They Do

Four states now allow same-sex marriage. Is Oregon close to following them to the altar?

On April 7, Vermont became the fourth state to recognize same-sex marriage when its Legislature voted to override the governor's veto of a marriage-equality bill.

Tuesday's vote came four days after Iowa's Supreme Court unanimously ruled the state's ban on same-sex marriage unconstitutional.

Yet as Vermont and Iowa join Massachusetts and Connecticut in allowing same-sex marriage—Oregon is still dealing with the fallout from Measure 36, in which state voters in 2004 limited marriage to one man and one woman.

Jeana Frazzini, executive director of Basic Rights Oregon, says she'd like to see a measure reversing Measure 36 on the ballot as soon as 2012.

"We need to take the time and care to move the conversation forward," she says. "As folks consider the issues, and weigh information, people come to see that the hopes and dreams of a same-sex couple are very much the same as an opposite-sex couple. Being able to care for your loved one, retirement and health care and, in this economy, how to get by."

Frazzini says her gay rights group is launching that campaign this year.

"There is nowhere else where the voting public is shifting their views so much," says BRO organizing director Thomas Wheatley.

Tamara Metz, a professor of political science and humanities at Reed College, takes a different tack. She says the state shouldn't even be in the business of regulating marriage, straight or gay.

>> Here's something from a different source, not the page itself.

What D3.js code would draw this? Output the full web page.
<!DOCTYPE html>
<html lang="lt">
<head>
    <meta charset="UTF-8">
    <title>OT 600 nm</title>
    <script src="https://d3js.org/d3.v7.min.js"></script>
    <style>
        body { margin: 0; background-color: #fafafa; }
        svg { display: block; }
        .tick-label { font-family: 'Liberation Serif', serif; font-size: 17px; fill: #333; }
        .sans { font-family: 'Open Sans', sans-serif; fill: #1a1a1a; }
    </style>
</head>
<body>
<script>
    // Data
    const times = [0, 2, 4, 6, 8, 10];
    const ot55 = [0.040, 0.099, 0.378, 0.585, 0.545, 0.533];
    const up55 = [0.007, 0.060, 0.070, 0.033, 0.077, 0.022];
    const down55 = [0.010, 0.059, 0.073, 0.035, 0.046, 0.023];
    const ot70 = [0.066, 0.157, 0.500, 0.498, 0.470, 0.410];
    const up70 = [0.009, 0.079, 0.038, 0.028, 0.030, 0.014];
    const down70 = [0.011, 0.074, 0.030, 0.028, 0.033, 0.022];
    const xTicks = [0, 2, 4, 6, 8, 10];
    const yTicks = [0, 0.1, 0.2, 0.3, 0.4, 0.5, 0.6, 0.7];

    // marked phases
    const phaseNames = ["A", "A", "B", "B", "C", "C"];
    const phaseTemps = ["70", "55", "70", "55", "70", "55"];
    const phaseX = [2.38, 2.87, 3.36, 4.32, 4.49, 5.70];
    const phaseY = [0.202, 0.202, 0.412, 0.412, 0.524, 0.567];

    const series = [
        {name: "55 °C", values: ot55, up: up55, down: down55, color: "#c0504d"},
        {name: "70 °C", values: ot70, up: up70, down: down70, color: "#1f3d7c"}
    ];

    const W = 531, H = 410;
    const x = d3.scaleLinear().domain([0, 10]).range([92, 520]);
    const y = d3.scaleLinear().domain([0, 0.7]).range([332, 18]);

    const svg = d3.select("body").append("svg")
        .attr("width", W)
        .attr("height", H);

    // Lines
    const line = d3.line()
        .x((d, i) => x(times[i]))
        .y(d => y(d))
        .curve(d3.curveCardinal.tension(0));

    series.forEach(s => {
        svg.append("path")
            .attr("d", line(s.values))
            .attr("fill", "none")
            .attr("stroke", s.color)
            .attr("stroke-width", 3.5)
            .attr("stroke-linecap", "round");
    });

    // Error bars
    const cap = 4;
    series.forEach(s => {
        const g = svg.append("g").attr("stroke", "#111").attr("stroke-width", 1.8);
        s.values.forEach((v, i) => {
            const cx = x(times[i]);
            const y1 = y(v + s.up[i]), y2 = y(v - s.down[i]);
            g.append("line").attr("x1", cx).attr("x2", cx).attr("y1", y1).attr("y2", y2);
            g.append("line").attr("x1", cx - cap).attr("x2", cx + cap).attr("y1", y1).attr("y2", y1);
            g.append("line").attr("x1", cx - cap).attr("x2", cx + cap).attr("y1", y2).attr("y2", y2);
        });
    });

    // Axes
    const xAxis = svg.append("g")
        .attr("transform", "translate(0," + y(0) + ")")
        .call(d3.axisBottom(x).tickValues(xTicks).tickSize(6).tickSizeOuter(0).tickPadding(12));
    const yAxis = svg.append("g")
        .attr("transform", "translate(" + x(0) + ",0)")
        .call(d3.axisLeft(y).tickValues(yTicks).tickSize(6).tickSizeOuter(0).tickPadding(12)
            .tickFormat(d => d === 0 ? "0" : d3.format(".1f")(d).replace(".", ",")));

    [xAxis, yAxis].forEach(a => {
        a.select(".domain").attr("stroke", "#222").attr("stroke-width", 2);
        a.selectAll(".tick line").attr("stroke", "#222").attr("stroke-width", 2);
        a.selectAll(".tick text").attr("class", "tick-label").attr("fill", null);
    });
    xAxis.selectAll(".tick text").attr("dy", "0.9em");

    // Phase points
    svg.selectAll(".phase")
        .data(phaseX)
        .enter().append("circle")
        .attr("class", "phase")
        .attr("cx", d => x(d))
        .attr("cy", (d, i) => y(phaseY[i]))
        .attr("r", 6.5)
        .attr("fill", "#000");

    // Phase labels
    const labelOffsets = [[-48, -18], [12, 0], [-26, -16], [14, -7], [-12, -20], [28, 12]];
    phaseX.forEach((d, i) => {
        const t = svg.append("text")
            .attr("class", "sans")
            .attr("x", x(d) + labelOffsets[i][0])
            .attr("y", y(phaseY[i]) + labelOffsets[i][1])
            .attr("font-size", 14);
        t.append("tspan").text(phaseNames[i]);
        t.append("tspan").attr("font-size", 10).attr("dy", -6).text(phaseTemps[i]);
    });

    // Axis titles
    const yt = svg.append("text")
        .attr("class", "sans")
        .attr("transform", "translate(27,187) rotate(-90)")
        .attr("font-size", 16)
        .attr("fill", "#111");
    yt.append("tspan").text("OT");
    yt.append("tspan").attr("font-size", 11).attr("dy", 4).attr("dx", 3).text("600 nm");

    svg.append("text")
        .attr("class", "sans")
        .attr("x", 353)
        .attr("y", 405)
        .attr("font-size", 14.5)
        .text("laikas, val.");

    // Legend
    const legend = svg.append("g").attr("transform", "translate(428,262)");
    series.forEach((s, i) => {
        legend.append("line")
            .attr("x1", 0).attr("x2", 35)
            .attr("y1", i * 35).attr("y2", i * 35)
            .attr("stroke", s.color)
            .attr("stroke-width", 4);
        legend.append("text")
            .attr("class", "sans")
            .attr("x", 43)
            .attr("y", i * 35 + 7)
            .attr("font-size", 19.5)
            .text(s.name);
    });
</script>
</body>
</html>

"The reason the marriage issue is so sticky is that there are the resources that it provides, but there is also a symbolic recourse: the recognition," says Metz, an expert on marriage and the state.

"There is no good liberal democratic reason that the state should retain that symbolic resource for heterosexual individuals," Metz says. "The only argument that can be made for that is a religious argument."

She notes that California voters' passage last November of Proposition 8, banning same-sex marriage, actually prevents some religions from exercising their rights. Quakers, for example, have long performed same-sex marriages, none of which will be legitimized in California law.

In 2007, Oregon's Legislature passed a domestic partnership law that went into effect last year. Statistics indicate same-sex couples do not think it is good enough.

Frazzini says typically, in other states with a longer history of domestic partnership or its equivalent, only half of all same-sex couples register in the first three years.

As of February, the one-year anniversary of Oregon's domestic partnership law, there were 2,600 domestic partnerships statewide—about one-quarter of the couples eligible to register.

"I've heard from many couples who are choosing not to register specifically because it's unequal," says Frazzini. "They are holding out for freedom, and for the right to marry."

FACTS:

Americans United for Separation of Church and State will host a symposium titled "Civil Rites, Same-Sex Marriage and the 1st Amendment," 2 pm Sunday, April 19, at Portland State University. Free.

A study by UCLA predicts Iowa will get $160 million in the next three years from out-of-state couples' spending on weddings and tourist activities.